St. Brice’s Day refers to an event that took place in Saxon England under the rule of Æthelred II, also known as “Æthelred the Unready”, that led to the extermination of Danes in the English realm.
Æthelred was the son of King Edgar and Queen Ælfthryth, having been crowned king in AD 978 at the young age of between 9 to 12 years old.
During his early kingship, England was subjected to repeated raids by Danes, who pillaged the coastlines of Hampshire, Thanet, Cheshire, Devon, Dorset, and Cornwall. The raiding parties were given shelter in Norman courts as a base to operate, that led to Pope John XV to ratify a peace agreement at Rouen in AD 991 to prevent hostilities that could lead to war between the two kingdoms.

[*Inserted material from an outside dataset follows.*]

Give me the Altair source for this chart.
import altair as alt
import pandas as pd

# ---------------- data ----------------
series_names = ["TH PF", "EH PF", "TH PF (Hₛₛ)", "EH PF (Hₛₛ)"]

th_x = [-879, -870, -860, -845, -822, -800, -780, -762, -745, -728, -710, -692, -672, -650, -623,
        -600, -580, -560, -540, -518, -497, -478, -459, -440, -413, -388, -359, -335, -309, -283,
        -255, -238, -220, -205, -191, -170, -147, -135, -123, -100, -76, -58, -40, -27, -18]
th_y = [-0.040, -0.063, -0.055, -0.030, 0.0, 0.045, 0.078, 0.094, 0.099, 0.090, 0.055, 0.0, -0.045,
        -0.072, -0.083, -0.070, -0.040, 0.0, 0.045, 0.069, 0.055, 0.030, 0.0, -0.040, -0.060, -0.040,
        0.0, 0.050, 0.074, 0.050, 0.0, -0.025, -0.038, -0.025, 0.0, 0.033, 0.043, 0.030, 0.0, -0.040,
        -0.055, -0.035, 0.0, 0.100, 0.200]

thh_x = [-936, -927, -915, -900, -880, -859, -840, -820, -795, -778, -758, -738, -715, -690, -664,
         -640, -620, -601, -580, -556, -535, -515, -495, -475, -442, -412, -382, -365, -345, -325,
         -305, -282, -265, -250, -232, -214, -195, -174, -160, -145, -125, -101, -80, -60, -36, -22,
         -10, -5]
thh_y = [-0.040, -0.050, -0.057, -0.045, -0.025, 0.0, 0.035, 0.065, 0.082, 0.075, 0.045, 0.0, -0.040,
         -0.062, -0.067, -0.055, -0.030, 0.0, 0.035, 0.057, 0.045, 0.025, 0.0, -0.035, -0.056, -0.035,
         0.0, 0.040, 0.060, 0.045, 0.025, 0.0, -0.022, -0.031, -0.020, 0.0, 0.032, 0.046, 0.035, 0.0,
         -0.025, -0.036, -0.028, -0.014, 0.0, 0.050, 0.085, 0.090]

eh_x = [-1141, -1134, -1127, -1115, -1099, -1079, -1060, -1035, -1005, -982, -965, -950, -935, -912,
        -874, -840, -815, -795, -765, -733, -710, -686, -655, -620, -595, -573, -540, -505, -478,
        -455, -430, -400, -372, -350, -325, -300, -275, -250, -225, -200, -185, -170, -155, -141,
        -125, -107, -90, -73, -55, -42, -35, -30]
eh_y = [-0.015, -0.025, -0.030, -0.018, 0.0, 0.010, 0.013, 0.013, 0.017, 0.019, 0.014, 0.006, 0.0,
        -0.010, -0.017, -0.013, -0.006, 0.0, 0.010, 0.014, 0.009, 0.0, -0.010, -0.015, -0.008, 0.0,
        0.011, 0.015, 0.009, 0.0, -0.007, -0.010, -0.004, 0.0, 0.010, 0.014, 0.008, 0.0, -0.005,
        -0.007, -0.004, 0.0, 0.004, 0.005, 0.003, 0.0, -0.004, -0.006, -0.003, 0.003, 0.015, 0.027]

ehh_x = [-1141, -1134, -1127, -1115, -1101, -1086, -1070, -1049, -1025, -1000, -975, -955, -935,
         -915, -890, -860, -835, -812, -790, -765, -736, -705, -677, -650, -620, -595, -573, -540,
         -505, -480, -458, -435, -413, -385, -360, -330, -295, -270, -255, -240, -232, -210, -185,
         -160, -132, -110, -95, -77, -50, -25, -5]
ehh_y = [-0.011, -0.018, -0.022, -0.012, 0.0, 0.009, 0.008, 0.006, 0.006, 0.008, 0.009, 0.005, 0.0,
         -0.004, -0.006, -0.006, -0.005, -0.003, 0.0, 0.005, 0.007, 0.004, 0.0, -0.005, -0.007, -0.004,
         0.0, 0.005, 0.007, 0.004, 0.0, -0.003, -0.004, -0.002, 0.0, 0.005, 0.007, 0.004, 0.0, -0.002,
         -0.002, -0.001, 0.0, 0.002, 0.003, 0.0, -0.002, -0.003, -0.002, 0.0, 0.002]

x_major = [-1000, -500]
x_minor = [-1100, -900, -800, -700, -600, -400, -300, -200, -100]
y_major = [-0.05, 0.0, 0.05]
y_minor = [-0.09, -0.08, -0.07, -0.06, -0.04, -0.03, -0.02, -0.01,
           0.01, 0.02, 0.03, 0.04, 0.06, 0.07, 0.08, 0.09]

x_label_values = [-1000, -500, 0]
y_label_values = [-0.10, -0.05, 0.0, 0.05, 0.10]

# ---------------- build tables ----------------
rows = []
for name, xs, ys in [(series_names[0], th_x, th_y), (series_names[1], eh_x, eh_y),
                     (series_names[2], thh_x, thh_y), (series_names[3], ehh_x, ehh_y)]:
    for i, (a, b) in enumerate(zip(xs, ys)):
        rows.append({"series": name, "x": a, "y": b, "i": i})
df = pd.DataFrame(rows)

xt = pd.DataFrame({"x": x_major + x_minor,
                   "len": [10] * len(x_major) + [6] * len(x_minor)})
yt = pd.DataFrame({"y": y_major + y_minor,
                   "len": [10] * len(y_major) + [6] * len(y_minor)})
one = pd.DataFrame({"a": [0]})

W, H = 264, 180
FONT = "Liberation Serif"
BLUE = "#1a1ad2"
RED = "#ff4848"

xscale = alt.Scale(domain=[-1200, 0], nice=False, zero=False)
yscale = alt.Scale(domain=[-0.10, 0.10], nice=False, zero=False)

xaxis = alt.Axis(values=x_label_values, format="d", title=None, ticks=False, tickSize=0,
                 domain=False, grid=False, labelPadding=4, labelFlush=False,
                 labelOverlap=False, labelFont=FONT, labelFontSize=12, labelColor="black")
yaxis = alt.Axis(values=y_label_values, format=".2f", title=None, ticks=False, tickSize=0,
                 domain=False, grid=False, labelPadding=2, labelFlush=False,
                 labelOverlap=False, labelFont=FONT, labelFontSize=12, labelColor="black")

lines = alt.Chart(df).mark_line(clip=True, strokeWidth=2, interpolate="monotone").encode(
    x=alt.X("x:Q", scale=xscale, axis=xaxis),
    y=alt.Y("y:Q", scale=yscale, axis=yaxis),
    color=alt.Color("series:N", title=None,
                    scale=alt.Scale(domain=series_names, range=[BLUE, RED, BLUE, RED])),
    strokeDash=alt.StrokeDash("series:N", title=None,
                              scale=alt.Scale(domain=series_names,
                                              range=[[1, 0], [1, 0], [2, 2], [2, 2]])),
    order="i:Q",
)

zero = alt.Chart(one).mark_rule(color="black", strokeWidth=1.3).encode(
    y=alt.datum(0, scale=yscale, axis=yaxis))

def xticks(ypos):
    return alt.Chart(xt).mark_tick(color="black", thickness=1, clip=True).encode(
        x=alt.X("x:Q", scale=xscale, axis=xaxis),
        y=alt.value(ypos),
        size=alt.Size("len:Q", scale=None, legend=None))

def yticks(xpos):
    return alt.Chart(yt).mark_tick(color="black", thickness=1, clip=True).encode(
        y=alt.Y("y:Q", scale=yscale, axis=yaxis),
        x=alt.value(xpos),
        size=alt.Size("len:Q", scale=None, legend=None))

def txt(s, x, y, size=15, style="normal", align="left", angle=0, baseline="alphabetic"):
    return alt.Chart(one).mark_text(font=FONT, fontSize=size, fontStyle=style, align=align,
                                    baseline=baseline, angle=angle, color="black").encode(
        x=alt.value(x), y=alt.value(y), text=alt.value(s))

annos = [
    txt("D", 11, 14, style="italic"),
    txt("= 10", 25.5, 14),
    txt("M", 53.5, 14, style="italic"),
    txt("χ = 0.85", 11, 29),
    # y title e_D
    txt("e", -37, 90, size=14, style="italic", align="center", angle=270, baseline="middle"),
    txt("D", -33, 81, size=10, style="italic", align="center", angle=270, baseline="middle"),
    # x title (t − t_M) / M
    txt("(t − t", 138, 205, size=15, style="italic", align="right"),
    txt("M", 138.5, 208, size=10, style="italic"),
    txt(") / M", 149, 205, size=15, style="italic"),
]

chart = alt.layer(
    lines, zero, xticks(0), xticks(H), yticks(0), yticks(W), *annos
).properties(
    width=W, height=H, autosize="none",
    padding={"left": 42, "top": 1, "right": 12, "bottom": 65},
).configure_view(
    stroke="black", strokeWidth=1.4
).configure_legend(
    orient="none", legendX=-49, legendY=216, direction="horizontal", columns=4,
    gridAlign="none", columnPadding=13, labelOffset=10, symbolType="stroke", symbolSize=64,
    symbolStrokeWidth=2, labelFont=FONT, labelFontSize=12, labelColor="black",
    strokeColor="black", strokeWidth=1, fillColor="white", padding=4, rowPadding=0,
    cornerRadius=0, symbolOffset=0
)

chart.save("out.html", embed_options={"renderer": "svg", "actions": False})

That did little to deter the Danes, who sent a sizeable Danish fleet that same year against the south-east of England, resulting in a defeat of Saxon forces at the Battle of Maldon in the Blackwater Estuary.
Despite attempts to pay a tribute of a gafol of £10,000 to the Danes, the invading army continued to ravage the English coast and sailed up the Thames estuary towards London. Æthelred met with the Danish leaders and signed an uneasy accord granting lands to settle, a payment of £22,000 of gold and silver to ensure an end to hostilities, and employment as mercenaries in the king’s service.
After a brief period of peace, the Danes (including the king’s mercenaries) started to raid again in AD 997, with successive raids through to AD 1001 being paid off with tributes that became known as a Danegeld, ‘Dane-payment’.
Æthelred’s court advised the king that the Danes “would faithlessly take his life, and then all his councillors, and possess his kingdom afterwards”. This led to a royal mandate being decreed with the Anglo-Saxon Chronicles records stating: “In that year the king ordered to be slain all the Danish men who were in England – this was done on St Brice’s Day (13th November)”.
The extent of Danish killings is unknown, with some scholars suggesting that the intended target was the frontier Danish settlements and the mercenaries who had turned on the king. Among those thought to have been killed is Gunhilde, who may have been the sister of Sweyn Forkbeard (King of Denmark), along with her husband Pallig Tokesen and the Danish Ealdorman of Devonshire.
The massacre was justified by Æthelred in a royal charter of AD 1004 explaining the need to rebuild St Frideswide’s Church in Oxford (now Christ Church Cathedral):
“For it is fully agreed that to all dwelling in this country it will be well known that, since a decree was sent out by me with the counsel of my leading men and magnates, to the effect that all the Danes who had sprung up in this island, sprouting like cockle amongst the wheat, were to be destroyed by a most just extermination, and thus this decree was to be put into effect even as far as death, those Danes who dwelt in the afore-mentioned town, striving to escape death, entered this sanctuary of Christ, having broken by force the doors and bolts, and resolved to make refuge and defence for themselves therein against the people of the town and the suburbs; but when all the people in pursuit strove, forced by necessity, to drive them out, and could not, they set fire to the planks and burnt, as it seems, this church with its ornaments and its books. Afterwards, with God’s aid, it was renewed by me.”